Shi’ites cannot cleanse themselves of this with a few symbolic attacks on empty buildings or by killing a handful of people in the name of national interest…
It’s not just the Shi’ite regime but many supposedly progressive, cultured, and liberal Iranians who fled the regime also have Muslim blood on their hands. Have you ever heard these Iranian dissidents, who shout slogans about liberation by uncovering heads and legs, speak of the pain of the hundreds of thousands of Syrians killed? Europeans who adore these Iranians may find their cause appealing, but we’ve taken note of their silence too… Just as we have not forgotten the voices of the dissident and conscientious Jews who stand up against Zionist Israel and the genocide…
We had a conversation with Ismail Haniyeh, who was martyred in Iran, in his modest home in the refugee camp in Gaza in 2014. At the end of our conversation, he said: ‘Gaza needs its friends. Jerusalem, needs especially the children of the Islamic Ummah.’

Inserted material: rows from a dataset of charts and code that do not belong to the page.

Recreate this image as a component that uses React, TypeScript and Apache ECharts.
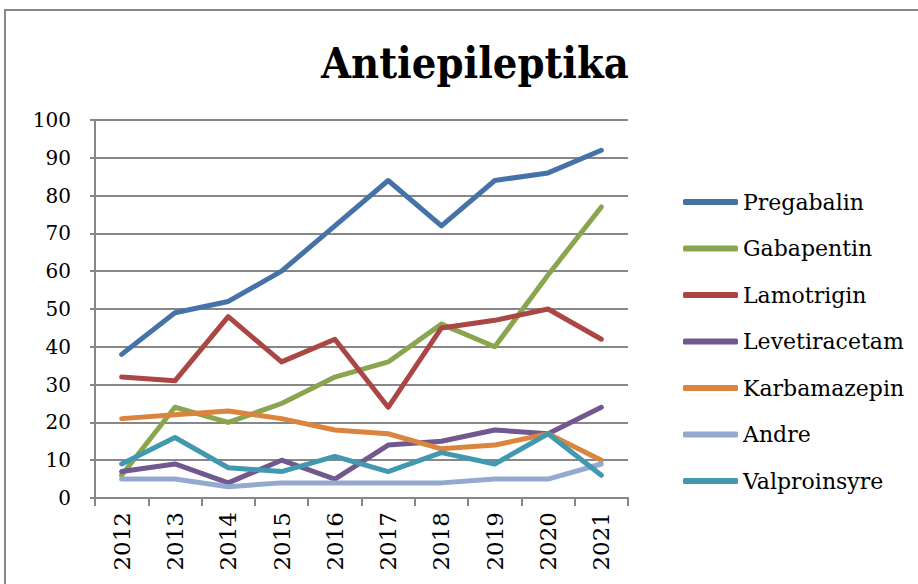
import React, { useEffect, useRef } from "react";
import * as echarts from "echarts";

const years = ["2012", "2013", "2014", "2015", "2016", "2017", "2018", "2019", "2020", "2021"];
const pregabalin = [38, 49, 52, 60, 72, 84, 72, 84, 86, 92];
const gabapentin = [6, 24, 20, 25, 32, 36, 46, 40, 59, 77];
const lamotrigin = [32, 31, 48, 36, 42, 24, 45, 47, 50, 42];
const levetiracetam = [7, 9, 4, 10, 5, 14, 15, 18, 17, 24];
const karbamazepin = [21, 22, 23, 21, 18, 17, 13, 14, 17, 10];
const andre = [5, 5, 3, 4, 4, 4, 4, 5, 5, 9];
const valproinsyre = [9, 16, 8, 7, 11, 7, 12, 9, 17, 6];

const seriesDefs = [
  { name: "Pregabalin", data: pregabalin, color: "#4572A7" },
  { name: "Gabapentin", data: gabapentin, color: "#89A54E" },
  { name: "Lamotrigin", data: lamotrigin, color: "#AA4643" },
  { name: "Levetiracetam", data: levetiracetam, color: "#71588F" },
  { name: "Karbamazepin", data: karbamazepin, color: "#DB843D" },
  { name: "Andre", data: andre, color: "#93A9CF" },
  { name: "Valproinsyre", data: valproinsyre, color: "#4198AF" },
];

const FONT = "'DejaVu Serif', serif";

export default function App() {
  const ref = useRef<HTMLDivElement>(null);
  useEffect(() => {
    if (!ref.current) return;
    const chart = echarts.init(ref.current, undefined, { renderer: "svg" });
    chart.setOption({
      animation: false,
      backgroundColor: "#ffffff",
      title: {
        text: "Antiepileptika",
        left: 470,
        top: 36,
        textAlign: "center",
        textStyle: {
          fontFamily: "'DejaVu Serif Condensed', 'DejaVu Serif', serif",
          fontWeight: "bold",
          fontSize: 43,
          color: "#000",
        },
      },
      graphic: [
        {
          type: "rect",
          shape: { x: 5, y: 10, width: 1000, height: 700 },
          style: { fill: "none", stroke: "#878787", lineWidth: 2 },
          silent: true,
        },
      ],
      legend: {
        orient: "vertical",
        left: 678,
        top: 185,
        itemWidth: 55,
        itemHeight: 6,
        itemGap: 22.5,
        icon: "roundRect",
        textStyle: {
          fontFamily: FONT,
          fontSize: 22,
          color: "#000",
          lineHeight: 24,
          padding: [0, 0, 0, 0],
        },
        data: seriesDefs.map((s) => s.name),
      },
      grid: { left: 95, top: 120, right: 290, bottom: 86, containLabel: false },
      xAxis: {
        type: "category",
        data: years,
        boundaryGap: true,
        axisLine: { show: true, lineStyle: { color: "#878787", width: 2 } },
        axisTick: { show: true, length: 8, interval: 0, lineStyle: { color: "#878787", width: 2 } },
        axisLabel: {
          rotate: 90,
          interval: 0,
          margin: 14,
          fontFamily: FONT,
          fontSize: 23,
          color: "#000",
        },
        splitLine: { show: false },
      },
      yAxis: {
        type: "value",
        min: 0,
        max: 100,
        interval: 10,
        axisLine: { show: true, lineStyle: { color: "#878787", width: 2 } },
        axisTick: { show: true, length: 5, lineStyle: { color: "#878787", width: 2 } },
        axisLabel: { margin: 24, fontFamily: FONT, fontSize: 20, color: "#000" },
        splitLine: { show: true, lineStyle: { color: "#878787", width: 2 } },
      },
      series: seriesDefs.map((s) => ({
        name: s.name,
        type: "line",
        data: s.data,
        showSymbol: false,
        symbol: "none",
        color: s.color,
        lineStyle: { width: 5, color: s.color, cap: "round", join: "round" },
        itemStyle: { color: s.color },
      })),
    });
    return () => chart.dispose();
  }, []);
  return (
    <div
      ref={ref}
      style={{ position: "absolute", left: 0, top: 0, width: 918, height: 584 }}
    />
  );
}
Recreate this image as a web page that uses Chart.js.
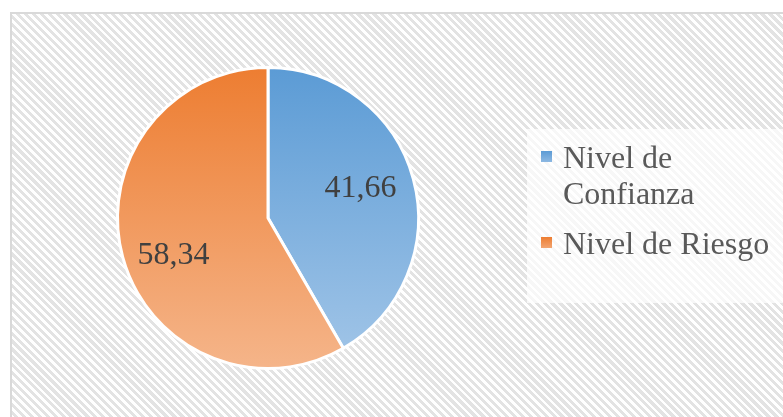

Let those who rejoice at the missiles fired at Tel Aviv not forget that among the Gaza’s friends and brothers are many conscientious people of various faiths and nationalities; Irish, Scottish, South American, Spanish, even South Korean, and many others but among them, there are never the Shi’ists who tortured and killed Muslims in Damascus, Aleppo, and all across Syria, nor the Zionists who committed genocide in Palestine. And they never will be there!
The real global Aryan Devil will likely bind these two lesser devils at his door when they’re both worn out, saying, ‘stop, you are brothers, make peace.’
How do I know? Everything becomes clearer through the eyes of both a Palestinian child in Gaza who lost arms and legs, and a Syrian woman raped in Sednaya prison and whose child, once grown, was raped too. Those who cannot look into both eyes at once will side with one of them, looking squinting at current events.
Our side is only the side of the oppressed, against all oppressors, no matter who they are.